Due poliziotti si avvicinano al finestrino del conducente e sembrano chiedere i documenti. L’autista sembra non averli e sembra che gli chiedano di scendere dalla macchina. Il conducente accetta. Si scambiano qualche parola, si dirigono verso il portabagagli, controllano le scatole e i sacchi. Cosa conterranno? Cosa starà trasportando quell’autista che allarma così tanto i poliziotti, a giudicare dalle loro espressioni contrariate?

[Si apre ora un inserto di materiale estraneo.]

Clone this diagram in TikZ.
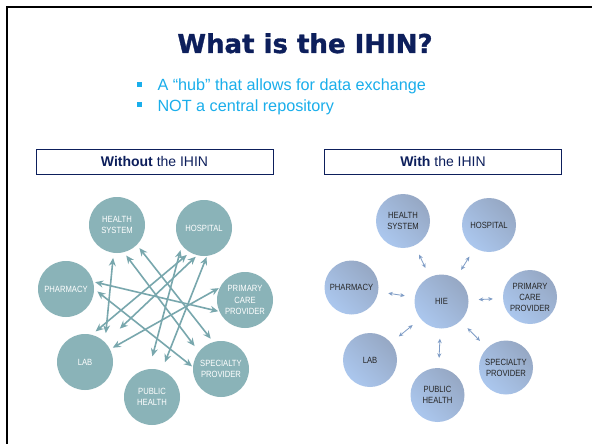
\documentclass[tikz,border=0pt]{standalone}
\usepackage{fontspec}
\usepackage{tikz}
\usetikzlibrary{arrows.meta}
\setmainfont{Liberation Sans}
\newfontfamily\titlefont[FakeBold=1.2]{DejaVu Sans}
\newfontfamily\narrowfont[FakeStretch=0.85]{Liberation Sans}
\definecolor{navy}{HTML}{0D1F5C}
\definecolor{bulletcyan}{HTML}{1AAEEB}
\definecolor{peerteal}{HTML}{8AB3B8}
\definecolor{linkteal}{HTML}{78A7AD}
\definecolor{hubblue}{HTML}{ABC7EE}
\definecolor{hubgray}{HTML}{96A8C4}
\definecolor{hubline}{HTML}{7E9CC6}

\begin{document}
\begin{tikzpicture}[
  x=1pt, y=-1pt,
  peer/.style={circle, fill=peerteal, text=white, minimum size=56pt, inner sep=0pt, align=center,
    font=\narrowfont\fontsize{9}{11.5}\selectfont},
  member/.style={circle, top color=hubgray, bottom color=hubblue, shading angle=-45, text=black!85,
    minimum size=54pt, inner sep=0pt, align=center, font=\narrowfont\fontsize{9}{11}\selectfont},
  link/.style={{Stealth[length=8pt,width=7pt]}-{Stealth[length=8pt,width=7pt]}, draw=linkteal, line width=1.6pt},
  hub/.style={{Stealth[length=4.5pt,width=4pt]}-{Stealth[length=4.5pt,width=4pt]}, draw=hubline, line width=0.8pt,
    shorten <=10pt, shorten >=10pt},
  header/.style={draw=navy, line width=0.8pt, minimum width=237pt, minimum height=25pt, inner sep=0pt,
    text=navy, font=\fontsize{14}{16}\selectfont},
  sq/.style={fill=bulletcyan, minimum size=4.5pt, inner sep=0pt},
  point/.style={anchor=base west, text=bulletcyan, font=\fontsize{16.2}{20}\selectfont}
]
\useasboundingbox[fill=white] (0,0) rectangle (592,444);
% slide frame
\draw[line width=2.5pt] (7,444) -- (7,7) -- (592,7);

\node[anchor=base, text=navy, font=\titlefont\bfseries\fontsize{26}{30}\selectfont] (title) at (305,53) {What is the IHIN?};
\node[sq] (sq1) at (139.5,84.5) {};
\node[point] (pt1) at (154,91) {A “hub” that allows for data exchange};
\node[sq] (sq2) at (139.5,104.5) {};
\node[point] (pt2) at (154,111) {NOT a central repository};

\node[header] (without) at (154.5,161.5) {\textbf{Without} the IHIN};
\node[header] (with) at (443,161.5) {\textbf{With} the IHIN};

% point to point
\node[peer] (hs) at (117,225) {HEALTH\\SYSTEM};
\node[peer] (hosp) at (204,228) {HOSPITAL};
\node[peer] (pharm) at (66,289) {PHARMACY};
\node[peer] (pcp) at (245,300) {PRIMARY\\CARE\\PROVIDER};
\node[peer] (lab) at (85,362) {LAB};
\node[peer] (sp) at (221,369) {SPECIALTY\\PROVIDER};
\node[peer] (ph) at (152,397) {PUBLIC\\HEALTH};
\draw[link, shorten <=5pt, shorten >=9pt] (hs.263) -- (lab.45);
\draw[link, shorten <=4pt, shorten >=7pt] (hs.284) -- (sp.142);
\draw[link, shorten <=4pt, shorten >=4pt] (hs.315) -- (sp.106);
\draw[link, shorten <=5pt, shorten >=13pt] (hosp.218) -- (ph.96);
\draw[link, shorten <=4pt, shorten >=5pt] (hosp.240) -- (lab.76);
\draw[link, shorten <=2pt, shorten >=20pt] (hosp.256) -- (lab.44);
\draw[link, shorten <=1pt, shorten >=9pt] (hosp.276) -- (ph.70);
\draw[link, shorten <=2pt, shorten >=1pt] (pharm.15) -- (pcp.204);
\draw[link, shorten <=4pt, shorten >=1pt] (pharm.0) -- (sp.176);
\draw[link, shorten <=1pt, shorten >=3pt] (pcp.154) -- (lab.27);

% through the exchange
\node[member] (hie) at (441.5,301.5) {HIE};
\node[member] (hs2) at (403,221) {HEALTH\\SYSTEM};
\node[member] (hosp2) at (489,225) {HOSPITAL};
\node[member] (pharm2) at (351.5,287.5) {PHARMACY};
\node[member] (pcp2) at (530,297) {PRIMARY\\CARE\\PROVIDER};
\node[member] (lab2) at (370,360) {LAB};
\node[member] (sp2) at (506,367.5) {SPECIALTY\\PROVIDER};
\node[member] (ph2) at (437.5,395) {PUBLIC\\HEALTH};
\draw[hub] (hs2) -- (hie);
\draw[hub] (hosp2) -- (hie);
\draw[hub] (pharm2) -- (hie);
\draw[hub] (pcp2) -- (hie);
\draw[hub] (lab2) -- (hie);
\draw[hub] (sp2) -- (hie);
\draw[hub] (ph2) -- (hie);
\end{tikzpicture}
\end{document}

Lo fanno appoggiare contro la portiera della macchina, con le gambe e le braccia aperte. Lo perquisiscono, gli mettono le manette e lo fanno salire sui sedili posteriori della loro auto. Dopodiché i poliziotti prendono alcune di quelle scatole e di quei sacchi e li mettono nel loro portabagagli. La macchina dei miei incubi rimane, per il momento, sul ciglio della strada, e il sogno continua con la pattuglia, i cui lampeggianti finalmente iniziano a schiarire tutto quel nero. Qualche minuto più tardi la pattuglia entra in paese, raggiunge il mio quartiere, cosa che fino all’ultimo momento non riesco a prevedere. Uno dei poliziotti sale le scale, bussa alla porta del mio appartamento e io, sapendo che è me che cercano, mi affretto ad aprire, non voglio che gli altri si sveglino.

I due schermi paralleli del sogno si fondono di nuovo e ne rimane solo uno. Ormai non so più dove sono, e non mi prendo il disturbo di capirlo. Il poliziotto si scusa per avermi svegliato a quell’ora. Sbrigate le formalità, mi dice che hanno arrestato il cittadino René González a bordo di una Nissan del ’95 di proprietà dello Stato, che il cittadino assicura che quella macchina è mia, che lui è il mio autista e che è ai miei ordini.

Perché lo avete arrestato?, dico. Non lo so, me lo dica lei, dice l’autista, in piedi sulla porta di casa mia, ma con un atteggiamento tale che sembra essere casa sua. In qualsiasi altro momento della mia vita avrei saputo cosa rispondere, ma lì per lì no. È o non è il suo autista?, insiste il poliziotto, indiavolato. È l’istante della trasformazione.